Topics: maritime injuries, ship unloading, workers' compensation, federal maritime law

Summary

Background

Hal Cook, an employee of the Ford Motor Company who was available for any kind of work, was instructed to help unload a Ford-owned ship at the Houston dock. While working in the ship’s hold he was seriously injured and later died. Ford carried a workmen’s compensation insurance policy, and Cook’s family filed a Texas compensation claim that the State board denied as not incident to employment. The family sued in state court, the case moved into federal court, and a jury originally found for the family.

Reasoning

The Court focused on where and how the injury happened: Cook was injured while unloading a vessel afloat on navigable waters. Citing a prior decision about stevedores and the Jones Act, the Court held that national maritime law governs injuries arising out of ship unloading in navigable waters. Because that federal law occupies this field, the State lacked power to prescribe the rights and liabilities for this accident, and the earlier state-based award could not stand.

Real world impact

The decision means that accidents occurring while unloading ships on navigable waters are governed by national maritime law rather than by state compensation rules in cases like this.
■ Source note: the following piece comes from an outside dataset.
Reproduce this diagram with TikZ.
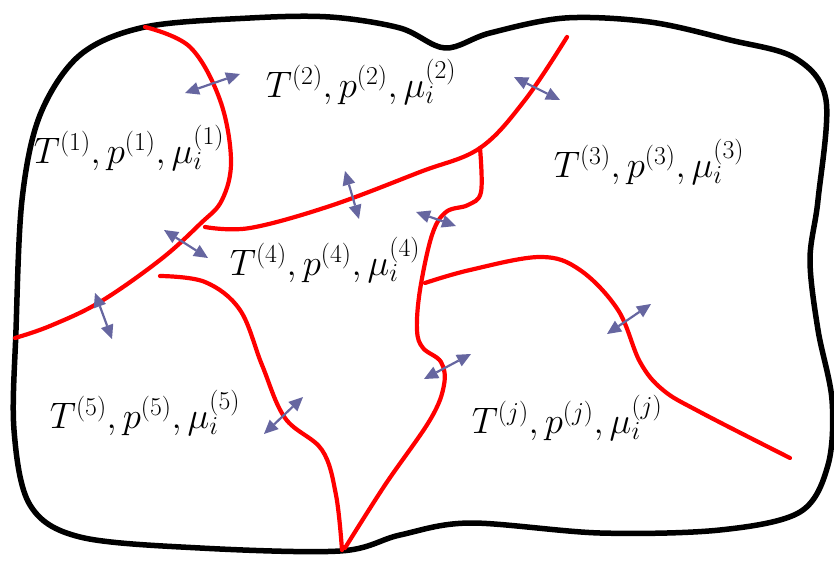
\documentclass[tikz,border=0pt]{standalone}
\usepackage{fix-cm}
\usetikzlibrary{arrows.meta}
\definecolor{arr}{RGB}{102,102,160}
\begin{document}
\begin{tikzpicture}[x=1bp,y=-1bp,
  bound/.style={line width=5.5bp,black,line join=round},
  wall/.style={line width=4.2bp,red,line cap=round,line join=round},
  tip/.tip={Triangle[length=14bp,width=13bp,line width=0pt]},
  flux/.style={line width=2.2bp,arr,tip-tip},
  lab/.style={font=\fontsize{37}{40}\selectfont,inner sep=0pt}]
\useasboundingbox (0,0) rectangle (834,562);
% outer boundary
\draw[bound] plot[smooth cycle,tension=0.55] coordinates {
 (145,27) (250,18) (330,17) (400,28) (445,48) (490,33) (565,18) (650,22) (730,40) (795,58) (826,100)
 (818,200) (810,260) (818,330) (832,400) (828,465) (800,512) (720,530) (600,533) (470,523)
 (400,535) (340,551) (200,548) (80,537) (30,505) (14,430) (16,330) (22,200) (40,115) (80,55)};
% red walls
\draw[wall] plot[smooth,tension=0.6] coordinates {(145,27) (190,47) (220,100) (231,160) (222,200) (200,224) (160,260) (100,302) (50,326) (15,338)};
\draw[wall] plot[smooth,tension=0.6] coordinates {(205,227) (250,228) (330,206) (420,172) (480,148) (525,100) (567,37)};
\draw[wall] plot[smooth,tension=0.6] coordinates {(480,148) (481,192) (468,205) (446,212) (432,235) (420,290) (417,330) (423,348) (441,362) (444,385) (430,420) (385,485) (345,548)};
\draw[wall] plot[smooth,tension=0.6] coordinates {(160,276) (205,282) (240,310) (262,365) (285,418) (322,450) (336,495) (342,550)};
\draw[wall] plot[smooth,tension=0.6] coordinates {(425,283) (470,270) (540,257) (580,270) (618,310) (640,362) (663,390) (700,412) (790,458)};
% flux arrows
\coordinate (a1) at (185,93);  \coordinate (b1) at (240,74);
\coordinate (a2) at (514,77);  \coordinate (b2) at (560,100);
\coordinate (a3) at (345,171); \coordinate (b3) at (359,219);
\coordinate (a4) at (164,230); \coordinate (b4) at (208,258);
\coordinate (a5) at (95,293);  \coordinate (b5) at (112,339);
\coordinate (a6) at (416,212); \coordinate (b6) at (456,226);
\coordinate (a7) at (424,379); \coordinate (b7) at (471,354);
\coordinate (a8) at (607,334); \coordinate (b8) at (651,304);
\coordinate (a9) at (264,434); \coordinate (b9) at (303,397);
\foreach \i in {1,...,9}{\draw[flux] (a\i) -- (b\i);}
% labels
\node[lab] (l1) at (129,148) {$T^{(1)},p^{(1)},\mu_i^{(1)}$};
\node[lab] (l2) at (361,82) {$T^{(2)},p^{(2)},\mu_i^{(2)}$};
\node[lab] (l3) at (649,162) {$T^{(3)},p^{(3)},\mu_i^{(3)}$};
\node[lab] (l4) at (325,260) {$T^{(4)},p^{(4)},\mu_i^{(4)}$};
\node[lab] (l5) at (145,413) {$T^{(5)},p^{(5)},\mu_i^{(5)}$};
\node[lab] (l6) at (567,418) {$T^{(j)},p^{(j)},\mu_i^{(j)}$};
\end{tikzpicture}
\end{document}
Employers do not lose federal protections simply by accepting a state compensation plan. The Supreme Court reversed the lower judgment and sent the case back for further proceedings consistent with its holding.

Dissents or concurrances

Justice Stone wrote separately, relying on the view that a worker unloading a ship is a seaman under the Jones Act and that Congress excluded state regulation in this area; Justices Holmes and Brandeis joined in concurrence.